Generally, a stronger dollar pressures demand for dollar-denominated commodities, such as crude oil and gold, which become more expensive for holders of other currencies. On the other hand, a lower dollar pushes up precious metal prices as their demand lessens as it becomes cheaper for traders holding other currencies. Gold has traditionally been used as a safe-haven asset against rising inflation. Investor sentiments are boosted by the fact that gold and silver are alternate sources of good investment in the face of declining dollar and rising energy prices and vice versa.

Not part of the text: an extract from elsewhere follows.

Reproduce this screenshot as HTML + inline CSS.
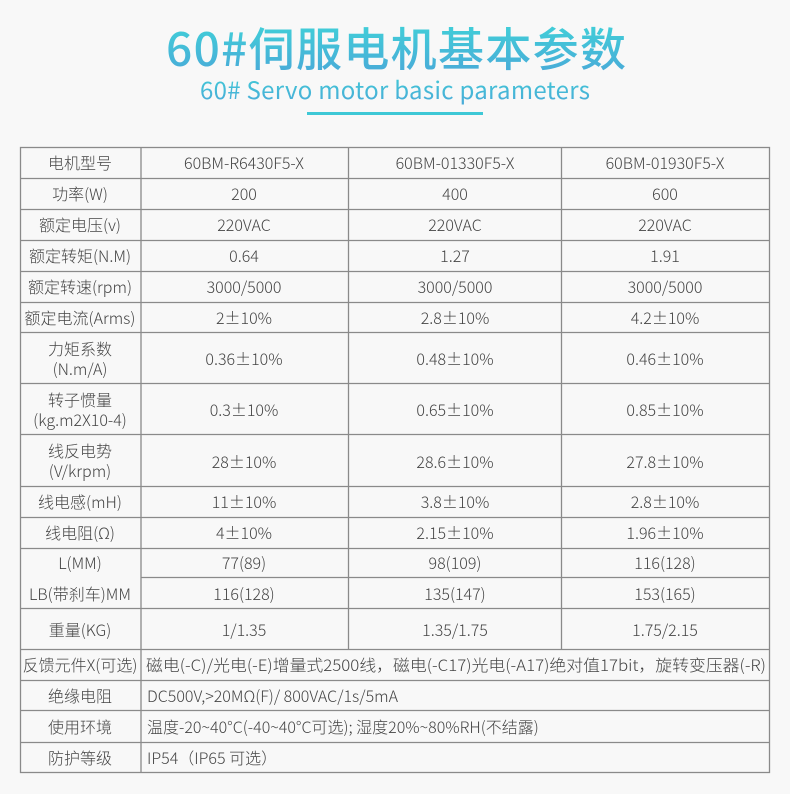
<!DOCTYPE html>
<html><head><meta charset="utf-8"><style>
html,body{margin:0;padding:0;background:#f8f8f8;}
svg{display:block;}
.t{font-family:"Noto Sans CJK SC","Liberation Sans",sans-serif;font-size:16px;fill:#444;font-weight:300;}
</style></head><body>
<svg width="790" height="794" viewBox="0 0 790 794" xmlns="http://www.w3.org/2000/svg">
<defs>
<linearGradient id="g" x1="0" y1="0" x2="0" y2="1">
<stop offset="0" stop-color="#3fd6d8"/><stop offset="1" stop-color="#4aa6d8"/>
</linearGradient>
<linearGradient id="g2" x1="0" y1="0" x2="0" y2="1">
<stop offset="0" stop-color="#40cfd6"/><stop offset="1" stop-color="#4aa8d8"/>
</linearGradient>
</defs>
<rect width="790" height="794" fill="#f8f8f8"/>
<text x="396" y="66" text-anchor="middle" style="font-family:'Noto Sans CJK SC',sans-serif;font-size:46px;font-weight:500" fill="url(#g)" textLength="460">60#伺服电机基本参数</text>
<text x="395" y="99" text-anchor="middle" style="font-family:'Noto Sans CJK SC',sans-serif;font-size:24px" fill="url(#g2)" textLength="390">60# Servo motor basic parameters</text>
<rect x="307" y="112" width="176" height="3" fill="#3ec8d6"/>
<g stroke="#8a8a8a" stroke-width="1.3" fill="none">
<rect x="20.5" y="147.5" width="749" height="625"/>
<line x1="141" y1="147" x2="141" y2="772"/>
<line x1="348.5" y1="147" x2="348.5" y2="649"/>
<line x1="561.5" y1="147" x2="561.5" y2="649"/>
<line x1="20" y1="178.5" x2="770" y2="178.5"/>
<line x1="20" y1="209.5" x2="770" y2="209.5"/>
<line x1="20" y1="240.5" x2="770" y2="240.5"/>
<line x1="20" y1="271.5" x2="770" y2="271.5"/>
<line x1="20" y1="302.5" x2="770" y2="302.5"/>
<line x1="20" y1="332.5" x2="770" y2="332.5"/>
<line x1="20" y1="383.5" x2="770" y2="383.5"/>
<line x1="20" y1="434.5" x2="770" y2="434.5"/>
<line x1="20" y1="486.5" x2="770" y2="486.5"/>
<line x1="20" y1="517.5" x2="770" y2="517.5"/>
<line x1="20" y1="548.5" x2="770" y2="548.5"/>
<line x1="141" y1="577.5" x2="770" y2="577.5"/>
<line x1="20" y1="608.5" x2="770" y2="608.5"/>
<line x1="20" y1="649.5" x2="770" y2="649.5"/>
<line x1="20" y1="680.5" x2="770" y2="680.5"/>
<line x1="20" y1="710.5" x2="770" y2="710.5"/>
<line x1="20" y1="742.5" x2="770" y2="742.5"/>
</g>
<g text-anchor="middle">
<text class="t" x="80" y="169">电机型号</text><text class="t" x="244" y="169">60BM-R6430F5-X</text><text class="t" x="455" y="169">60BM-01330F5-X</text><text class="t" x="665" y="169">60BM-01930F5-X</text>
<text class="t" x="80" y="200">功率(W)</text><text class="t" x="244" y="200">200</text><text class="t" x="455" y="200">400</text><text class="t" x="665" y="200">600</text>
<text class="t" x="80" y="231">额定电压(v)</text><text class="t" x="244" y="231">220VAC</text><text class="t" x="455" y="231">220VAC</text><text class="t" x="665" y="231">220VAC</text>
<text class="t" x="80" y="262">额定转矩(N.M)</text><text class="t" x="244" y="262">0.64</text><text class="t" x="455" y="262">1.27</text><text class="t" x="665" y="262">1.91</text>
<text class="t" x="80" y="293">额定转速(rpm)</text><text class="t" x="244" y="293">3000/5000</text><text class="t" x="455" y="293">3000/5000</text><text class="t" x="665" y="293">3000/5000</text>
<text class="t" x="80" y="324">额定电流(Arms)</text><text class="t" x="244" y="324">2±10%</text><text class="t" x="455" y="324">2.8±10%</text><text class="t" x="665" y="324">4.2±10%</text>
<text class="t" x="80" y="355">力矩系数</text><text class="t" x="80" y="375">(N.m/A)</text><text class="t" x="244" y="365">0.36±10%</text><text class="t" x="455" y="365">0.48±10%</text><text class="t" x="665" y="365">0.46±10%</text>
<text class="t" x="80" y="406">转子惯量</text><text class="t" x="80" y="426">(kg.m2X10-4)</text><text class="t" x="244" y="416">0.3±10%</text><text class="t" x="455" y="416">0.65±10%</text><text class="t" x="665" y="416">0.85±10%</text>
<text class="t" x="80" y="457">线反电势</text><text class="t" x="80" y="477">(V/krpm)</text><text class="t" x="244" y="468">28±10%</text><text class="t" x="455" y="468">28.6±10%</text><text class="t" x="665" y="468">27.8±10%</text>
<text class="t" x="80" y="508">线电感(mH)</text><text class="t" x="244" y="508">11±10%</text><text class="t" x="455" y="508">3.8±10%</text><text class="t" x="665" y="508">2.8±10%</text>
<text class="t" x="80" y="539">线电阻(Ω)</text><text class="t" x="244" y="539">4±10%</text><text class="t" x="455" y="539">2.15±10%</text><text class="t" x="665" y="539">1.96±10%</text>
<text class="t" x="80" y="569">L(MM)</text><text class="t" x="244" y="569">77(89)</text><text class="t" x="455" y="569">98(109)</text><text class="t" x="665" y="569">116(128)</text>
<text class="t" x="80" y="600">LB(带刹车)MM</text><text class="t" x="244" y="600">116(128)</text><text class="t" x="455" y="600">135(147)</text><text class="t" x="665" y="600">153(165)</text>
<text class="t" x="80" y="636">重量(KG)</text><text class="t" x="244" y="636">1/1.35</text><text class="t" x="455" y="636">1.35/1.75</text><text class="t" x="665" y="636">1.75/2.15</text>
<text class="t" x="80" y="671">反馈元件X(可选)</text>
<text class="t" x="80" y="702">绝缘电阻</text>
<text class="t" x="80" y="733">使用环境</text>
<text class="t" x="80" y="764">防护等级</text>
</g>
<g>
<text class="t" x="146" y="671" textLength="620" lengthAdjust="spacingAndGlyphs">磁电(-C)/光电(-E)增量式2500线，磁电(-C17)光电(-A17)绝对值17bit，旋转变压器(-R)</text>
<text class="t" x="147" y="702">DC500V,&gt;20MΩ(F)/ 800VAC/1s/5mA</text>
<text class="t" x="147" y="733">温度-20~40°C(-40~40°C可选); 湿度20%~80%RH(不结露)</text>
<text class="t" x="147" y="764">IP54（IP65 可选）</text>
</g>
</svg>
</body></html>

At the currency markets on Wednesday, the euro fell to its lowest level since January against the dollar, notching a low of $1.4384 against the greenback earlier in the session. The British pound continued its rapid descent against the dollar, testing levels unseen since April 2006. The dollar index, gained 0.2% to 78.19. The greenback and gold tend to move in the opposite direction.

Among economic news of the day at Wall Street, The Commerce Department reported that factory orders remained surprisingly strong, with the fifth straight month of positive growth. July factory orders rose 1.3%. Excluding transportation, orders rose 1%. In addition, unfilled orders were up 0.7%, marking the 29th increase in the last 30 months, and indicating that manufacturing sector will remain busy. Orders in June were revised higher to 2.1% from 1.7%.

But elsewhere, The Fed's Beige Book, a collection of anecdotal economic reports from the 12 Federal Reserve districts, showed an economic slowdown in most districts. At the same time, most districts continued to report price pressures due to the elevated costs of energy, food and other commodities. Wage pricing pressures were moderate, as the sluggish economic environment has allowed businesses to limit their salary increases.

Earlier this year, the weakening dollar and higher global demand for raw materials had led to records this year for commodities including gold. Gold reached a record in March as a U.S. housing slump and credit crisis spurred the Federal Reserve to slash borrowing costs. The Federal Reserve halted cuts to its target bank lending rate in April, after slicing it in seven steps to 2% from 5.25% in September.

Gold had witnessed the greatest annual gain in twenty eight years by gaining $200/ounce (31%) in FY 2007 as lower interest rates had sent the dollar tumbling, and crude-oil prices rose to a record. Silver had climbed 16% in FY 2007. In 2006, silver had jumped 46% while gold gained 23%.